## Do this
How does the data below read from its first line through the line containing "Bidang Koordinasi, Pengkajian\\dan"? Print those lines exactly.

## Source material

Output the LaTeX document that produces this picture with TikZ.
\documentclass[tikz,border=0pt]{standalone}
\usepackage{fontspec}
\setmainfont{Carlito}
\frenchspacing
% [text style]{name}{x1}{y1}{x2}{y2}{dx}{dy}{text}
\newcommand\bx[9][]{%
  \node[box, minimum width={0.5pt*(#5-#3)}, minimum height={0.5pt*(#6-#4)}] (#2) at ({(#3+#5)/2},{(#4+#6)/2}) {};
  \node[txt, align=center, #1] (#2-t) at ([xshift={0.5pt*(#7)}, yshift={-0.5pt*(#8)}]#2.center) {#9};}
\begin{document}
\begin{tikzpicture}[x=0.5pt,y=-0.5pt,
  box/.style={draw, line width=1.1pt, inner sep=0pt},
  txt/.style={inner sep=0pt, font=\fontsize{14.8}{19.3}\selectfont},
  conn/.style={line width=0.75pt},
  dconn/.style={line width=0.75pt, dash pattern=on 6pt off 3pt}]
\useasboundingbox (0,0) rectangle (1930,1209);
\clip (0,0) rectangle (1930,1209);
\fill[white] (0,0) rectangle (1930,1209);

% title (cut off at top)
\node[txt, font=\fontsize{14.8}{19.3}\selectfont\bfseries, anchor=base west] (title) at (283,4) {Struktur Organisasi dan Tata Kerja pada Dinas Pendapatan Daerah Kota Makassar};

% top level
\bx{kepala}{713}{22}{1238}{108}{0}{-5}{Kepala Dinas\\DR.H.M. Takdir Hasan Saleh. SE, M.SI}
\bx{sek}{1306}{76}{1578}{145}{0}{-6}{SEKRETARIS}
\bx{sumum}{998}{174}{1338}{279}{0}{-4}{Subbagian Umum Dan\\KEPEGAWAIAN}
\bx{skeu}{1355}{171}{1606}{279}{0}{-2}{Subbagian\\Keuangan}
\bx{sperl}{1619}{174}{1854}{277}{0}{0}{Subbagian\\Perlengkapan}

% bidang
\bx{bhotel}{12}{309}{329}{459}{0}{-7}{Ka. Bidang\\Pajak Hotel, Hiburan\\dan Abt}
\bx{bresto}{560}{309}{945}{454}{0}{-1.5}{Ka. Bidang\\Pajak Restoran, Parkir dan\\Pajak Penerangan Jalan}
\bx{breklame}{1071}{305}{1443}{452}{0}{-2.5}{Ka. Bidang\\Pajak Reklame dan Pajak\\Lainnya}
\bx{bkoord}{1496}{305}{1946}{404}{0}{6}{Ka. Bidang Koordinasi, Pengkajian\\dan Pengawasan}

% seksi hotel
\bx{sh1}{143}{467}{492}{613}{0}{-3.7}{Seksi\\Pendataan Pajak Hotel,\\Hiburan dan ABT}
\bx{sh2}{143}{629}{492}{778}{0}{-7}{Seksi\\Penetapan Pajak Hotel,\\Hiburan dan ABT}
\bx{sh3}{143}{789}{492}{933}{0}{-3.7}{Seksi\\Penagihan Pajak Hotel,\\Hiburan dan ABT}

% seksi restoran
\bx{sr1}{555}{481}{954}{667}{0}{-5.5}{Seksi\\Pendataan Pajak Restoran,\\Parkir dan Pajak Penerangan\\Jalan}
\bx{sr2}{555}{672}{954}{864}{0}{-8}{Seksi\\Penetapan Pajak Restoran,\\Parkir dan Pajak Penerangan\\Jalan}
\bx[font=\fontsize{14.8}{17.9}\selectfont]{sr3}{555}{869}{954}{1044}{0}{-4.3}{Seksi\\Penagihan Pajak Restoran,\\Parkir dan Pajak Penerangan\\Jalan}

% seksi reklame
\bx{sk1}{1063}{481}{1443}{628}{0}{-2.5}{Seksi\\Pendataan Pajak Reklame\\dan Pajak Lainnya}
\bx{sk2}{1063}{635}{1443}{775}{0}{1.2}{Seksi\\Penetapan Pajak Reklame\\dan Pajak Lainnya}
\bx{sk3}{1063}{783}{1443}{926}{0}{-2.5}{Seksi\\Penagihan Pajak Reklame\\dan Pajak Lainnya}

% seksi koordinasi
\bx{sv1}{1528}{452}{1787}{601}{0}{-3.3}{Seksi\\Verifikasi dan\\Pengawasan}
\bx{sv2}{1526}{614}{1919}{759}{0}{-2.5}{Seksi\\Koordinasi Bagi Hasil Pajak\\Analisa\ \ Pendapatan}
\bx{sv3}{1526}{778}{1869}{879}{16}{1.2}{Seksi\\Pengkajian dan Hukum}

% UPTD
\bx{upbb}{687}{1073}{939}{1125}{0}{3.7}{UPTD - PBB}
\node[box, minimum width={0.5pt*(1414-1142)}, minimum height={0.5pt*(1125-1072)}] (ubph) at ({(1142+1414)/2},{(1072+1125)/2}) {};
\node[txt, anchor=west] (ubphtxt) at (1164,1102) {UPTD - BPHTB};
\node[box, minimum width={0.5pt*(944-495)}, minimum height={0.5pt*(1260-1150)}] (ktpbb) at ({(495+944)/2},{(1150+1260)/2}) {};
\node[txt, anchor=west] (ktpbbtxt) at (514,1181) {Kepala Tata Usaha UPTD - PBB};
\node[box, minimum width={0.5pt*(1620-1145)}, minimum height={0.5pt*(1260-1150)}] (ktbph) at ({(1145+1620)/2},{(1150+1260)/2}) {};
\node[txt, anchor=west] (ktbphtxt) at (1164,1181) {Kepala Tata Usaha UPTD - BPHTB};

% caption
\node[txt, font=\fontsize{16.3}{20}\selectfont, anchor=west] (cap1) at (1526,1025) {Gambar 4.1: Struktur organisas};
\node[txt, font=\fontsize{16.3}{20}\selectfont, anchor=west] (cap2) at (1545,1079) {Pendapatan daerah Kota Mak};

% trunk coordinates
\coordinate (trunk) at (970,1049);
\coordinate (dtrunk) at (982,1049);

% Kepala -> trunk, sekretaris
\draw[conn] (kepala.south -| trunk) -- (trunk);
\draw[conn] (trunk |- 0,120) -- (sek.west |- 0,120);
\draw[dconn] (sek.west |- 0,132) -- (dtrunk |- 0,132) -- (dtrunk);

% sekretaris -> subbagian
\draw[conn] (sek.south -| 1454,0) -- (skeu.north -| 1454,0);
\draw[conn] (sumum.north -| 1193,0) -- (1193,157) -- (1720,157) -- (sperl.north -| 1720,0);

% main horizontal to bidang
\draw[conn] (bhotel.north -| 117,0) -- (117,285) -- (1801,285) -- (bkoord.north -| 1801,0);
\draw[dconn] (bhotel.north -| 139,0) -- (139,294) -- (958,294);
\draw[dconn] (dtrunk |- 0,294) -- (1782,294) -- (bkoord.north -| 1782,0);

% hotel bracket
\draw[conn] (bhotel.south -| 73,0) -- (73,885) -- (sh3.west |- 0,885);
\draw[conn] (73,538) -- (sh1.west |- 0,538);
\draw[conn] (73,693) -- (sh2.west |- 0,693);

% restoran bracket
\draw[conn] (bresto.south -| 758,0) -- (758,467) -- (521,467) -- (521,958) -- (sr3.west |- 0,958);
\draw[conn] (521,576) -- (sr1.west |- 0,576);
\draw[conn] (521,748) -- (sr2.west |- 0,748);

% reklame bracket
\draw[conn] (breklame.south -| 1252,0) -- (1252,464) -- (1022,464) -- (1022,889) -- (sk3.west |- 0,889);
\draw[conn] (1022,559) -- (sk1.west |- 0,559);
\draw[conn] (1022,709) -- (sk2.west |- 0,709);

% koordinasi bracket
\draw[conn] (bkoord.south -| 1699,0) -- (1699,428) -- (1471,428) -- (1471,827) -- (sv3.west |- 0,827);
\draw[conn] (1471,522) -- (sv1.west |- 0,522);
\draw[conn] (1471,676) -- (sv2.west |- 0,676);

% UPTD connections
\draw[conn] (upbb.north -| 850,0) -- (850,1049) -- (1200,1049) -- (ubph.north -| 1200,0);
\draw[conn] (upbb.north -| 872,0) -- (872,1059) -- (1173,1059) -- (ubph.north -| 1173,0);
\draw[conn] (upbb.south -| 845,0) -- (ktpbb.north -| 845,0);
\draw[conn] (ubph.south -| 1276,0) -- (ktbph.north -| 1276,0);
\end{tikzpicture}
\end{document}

## Exercise response
Output the LaTeX document that produces this picture with TikZ.
\documentclass[tikz,border=0pt]{standalone}
\usepackage{fontspec}
\setmainfont{Carlito}
\frenchspacing
% [text style]{name}{x1}{y1}{x2}{y2}{dx}{dy}{text}
\newcommand\bx[9][]{%
  \node[box, minimum width={0.5pt*(#5-#3)}, minimum height={0.5pt*(#6-#4)}] (#2) at ({(#3+#5)/2},{(#4+#6)/2}) {};
  \node[txt, align=center, #1] (#2-t) at ([xshift={0.5pt*(#7)}, yshift={-0.5pt*(#8)}]#2.center) {#9};}
\begin{document}
\begin{tikzpicture}[x=0.5pt,y=-0.5pt,
  box/.style={draw, line width=1.1pt, inner sep=0pt},
  txt/.style={inner sep=0pt, font=\fontsize{14.8}{19.3}\selectfont},
  conn/.style={line width=0.75pt},
  dconn/.style={line width=0.75pt, dash pattern=on 6pt off 3pt}]
\useasboundingbox (0,0) rectangle (1930,1209);
\clip (0,0) rectangle (1930,1209);
\fill[white] (0,0) rectangle (1930,1209);

% title (cut off at top)
\node[txt, font=\fontsize{14.8}{19.3}\selectfont\bfseries, anchor=base west] (title) at (283,4) {Struktur Organisasi dan Tata Kerja pada Dinas Pendapatan Daerah Kota Makassar};

% top level
\bx{kepala}{713}{22}{1238}{108}{0}{-5}{Kepala Dinas\\DR.H.M. Takdir Hasan Saleh. SE, M.SI}
\bx{sek}{1306}{76}{1578}{145}{0}{-6}{SEKRETARIS}
\bx{sumum}{998}{174}{1338}{279}{0}{-4}{Subbagian Umum Dan\\KEPEGAWAIAN}
\bx{skeu}{1355}{171}{1606}{279}{0}{-2}{Subbagian\\Keuangan}
\bx{sperl}{1619}{174}{1854}{277}{0}{0}{Subbagian\\Perlengkapan}

% bidang
\bx{bhotel}{12}{309}{329}{459}{0}{-7}{Ka. Bidang\\Pajak Hotel, Hiburan\\dan Abt}
\bx{bresto}{560}{309}{945}{454}{0}{-1.5}{Ka. Bidang\\Pajak Restoran, Parkir dan\\Pajak Penerangan Jalan}
\bx{breklame}{1071}{305}{1443}{452}{0}{-2.5}{Ka. Bidang\\Pajak Reklame dan Pajak\\Lainnya}
\bx{bkoord}{1496}{305}{1946}{404}{0}{6}{Ka. Bidang Koordinasi, Pengkajian\\dan Pengawasan}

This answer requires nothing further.